Strictly numerical methods such as annualized loss expectancies are of limited value in our field because of uncertain probabilities of occurrence and due to nebulous cost estimates for recovery from events that have not yet occurred in a specific environment.
Readers interested in this subject who can travel to the lovely New England town of Hanover, N.H., at the end of June this year will be able to spend a few days concentrating on a range of topics centering on “risks, decision-making behaviors and metrics for evaluating business and policy options.”
The home page for the 2008 Workshop on the Economics of Information Security continues by asking, “How much should we spend on security? What incentives really drive privacy decisions? What are the trade-offs that individuals, firms, and governments face when allocating resources to protect data assets? Are there good ways to distribute risks and align goals when securing information systems?”

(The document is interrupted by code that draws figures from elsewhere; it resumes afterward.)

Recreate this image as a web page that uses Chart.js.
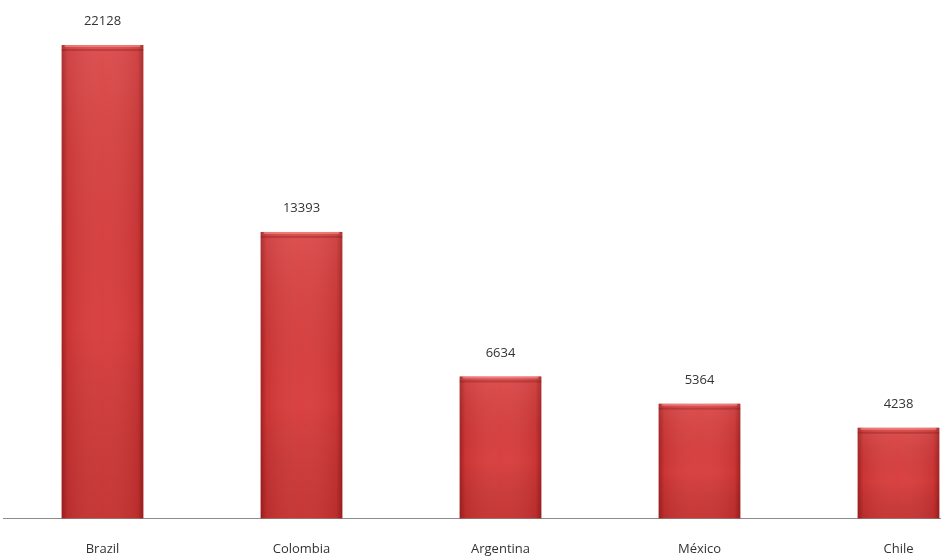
<!DOCTYPE html>
<html>
<head>
<meta charset="utf-8">
<script src="https://cdn.jsdelivr.net/npm/chart.js@4/dist/chart.umd.min.js"></script>
<style>
  html, body { margin: 0; padding: 0; background: #fff; overflow: hidden; }
  #wrap { width: 1000px; height: 559px; position: relative; }
</style>
</head>
<body>
<div id="wrap"><canvas id="bar-chart"></canvas></div>
<script>
// Chart data
var countries = ["Brazil", "Colombia", "Argentina", "México", "Chile"];
var counts = [22128, 13393, 6634, 5364, 4238];
var yMax = 24000;

// value labels above the bars + a bit of shading on each bar
var barDecor = {
    id: 'barDecor',
    afterDatasetsDraw: function(chart) {
        var ctx = chart.ctx;
        var meta = chart.getDatasetMeta(0);
        meta.data.forEach(function(bar, i) {
            var left = bar.x - bar.width / 2;
            var right = bar.x + bar.width / 2;
            var top = bar.y;
            var bottom = bar.base;

            // darker side edges
            var g = ctx.createLinearGradient(left, 0, right, 0);
            g.addColorStop(0, 'rgba(110,10,10,0.5)');
            g.addColorStop(0.07, 'rgba(110,10,10,0.12)');
            g.addColorStop(0.5, 'rgba(255,255,255,0.03)');
            g.addColorStop(0.93, 'rgba(110,10,10,0.12)');
            g.addColorStop(1, 'rgba(110,10,10,0.5)');
            ctx.save();
            ctx.fillStyle = g;
            ctx.fillRect(left, top, bar.width, bottom - top);

            // darker towards the bottom
            var v = ctx.createLinearGradient(0, top, 0, bottom);
            v.addColorStop(0, 'rgba(255,255,255,0.08)');
            v.addColorStop(0.6, 'rgba(0,0,0,0)');
            v.addColorStop(1, 'rgba(90,0,0,0.15)');
            ctx.fillStyle = v;
            ctx.fillRect(left, top, bar.width, bottom - top);

            // top bevel
            ctx.fillStyle = 'rgba(255,170,160,0.5)';
            ctx.fillRect(left + 3, top, bar.width - 6, 2);
            ctx.fillStyle = 'rgba(120,20,20,0.3)';
            ctx.fillRect(left, top + 4, bar.width, 2);

            // value label
            ctx.fillStyle = '#333333';
            ctx.font = '13px "Open Sans", sans-serif';
            ctx.textAlign = 'center';
            ctx.textBaseline = 'bottom';
            ctx.fillText(counts[i], bar.x, top - 17);
            ctx.restore();
        });
    }
};

var ctx = document.getElementById("bar-chart");

var chartData = {
    labels: countries,
    datasets: [{
        label: "Count",
        data: counts,
        backgroundColor: "#d83b3b",
        borderWidth: 0,
        barPercentage: 0.41,
        categoryPercentage: 1.0
    }]
};

var config = {
    type: 'bar',
    data: chartData,
    options: {
        responsive: false,
        animation: false,
        devicePixelRatio: 1,
        layout: { padding: { left: 3, right: 2, top: 5, bottom: -21 } },
        plugins: {
            legend: { display: false },
            tooltip: { enabled: false }
        },
        scales: {
            x: {
                grid: { display: false, drawTicks: false },
                border: { display: true, color: '#8c8c8c', width: 1 },
                ticks: {
                    color: '#333333',
                    font: { family: 'Open Sans', size: 13 },
                    padding: 23
                }
            },
            y: {
                display: false,
                min: 0,
                max: yMax
            }
        }
    },
    plugins: [barDecor]
};

ctx.width = 1000;
ctx.height = 559;
var barChart = new Chart(ctx, config);
</script>
</body>
</html>
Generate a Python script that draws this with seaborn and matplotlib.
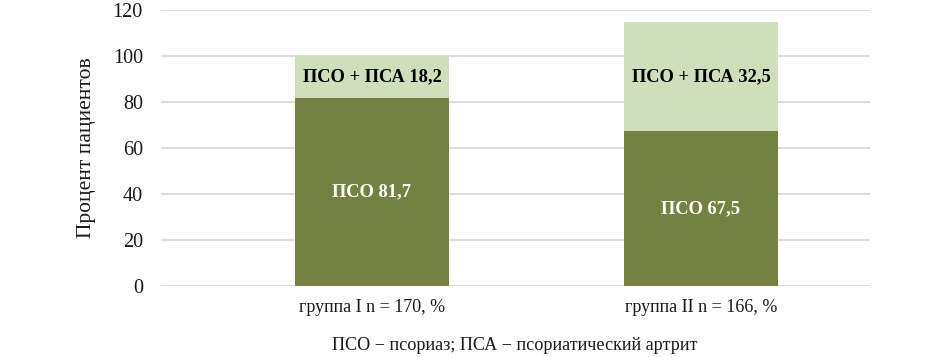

This seventh Workshop follows successful events hosted by leading universities in the United States and the United Kingdom from 2002 through 2007. Topics this year include the following (see the program for details including the full titles and the speakers):
* Cyber Policy and Regulation- Risk in Retail Payments- Homogeneous and Heterogeneous User Agents- USB Memory Stick Security- The Disclosure Debate- SOx and Role of the Media- Economics of Covert Community Detection and Hiding
- Identity Theft
- Security Economics and European Policy
* Media Panel: Journalists’ Perspective on Communicating Security
* CISO Panel: Evaluating ad Communicating Information Risk
* Risk Management and Security Investment
- Business-Oriented Management of Information Security
- Productivity Space of Information Security
- Communicating the Economic Value of Security Investments
* Technology and Policy Adoption
- Information Governance
- Digital Rights Management
* Combatting Cybercrime
- Incentives
- Malicious Web sites and the Underground Economy in China
- Botnet Economics
* Cybercrime Panel: Investigating and Prosecuting Cybercrime
* End-to-End Trust
* Disclosure and Firm Valuation
- Information Security Disclosures and Incidents
- Cyber Insurance
* Privacy and Trust
- Transparency in Personal Data Processing
- Distributed Trust
- Competition for Information
The Workshop is hosted this year by the Center for Digital Strategies of the Tuck School of Business at Dartmouth College. The Dartmouth campus is a three-hour drive from Boston (not counting rush hour) and is a two-hour interstate-highway drive from Manchester-Boston Regional Airport (code MHT) in New Hampshire and from the Burlington International Airport (code BTV) in Vermont. Once in New Hampshire or in Vermont, congestion is measured in rush minutes and the scenery is spectacularly lush in mid-summer.
Registration via the Web form is quick and relatively inexpensive. Students and faculty receive substantial discounts. I think many readers will find the event of great value.
I am looking forward to attending the Workshop and I invite readers to come say hello if you see me there!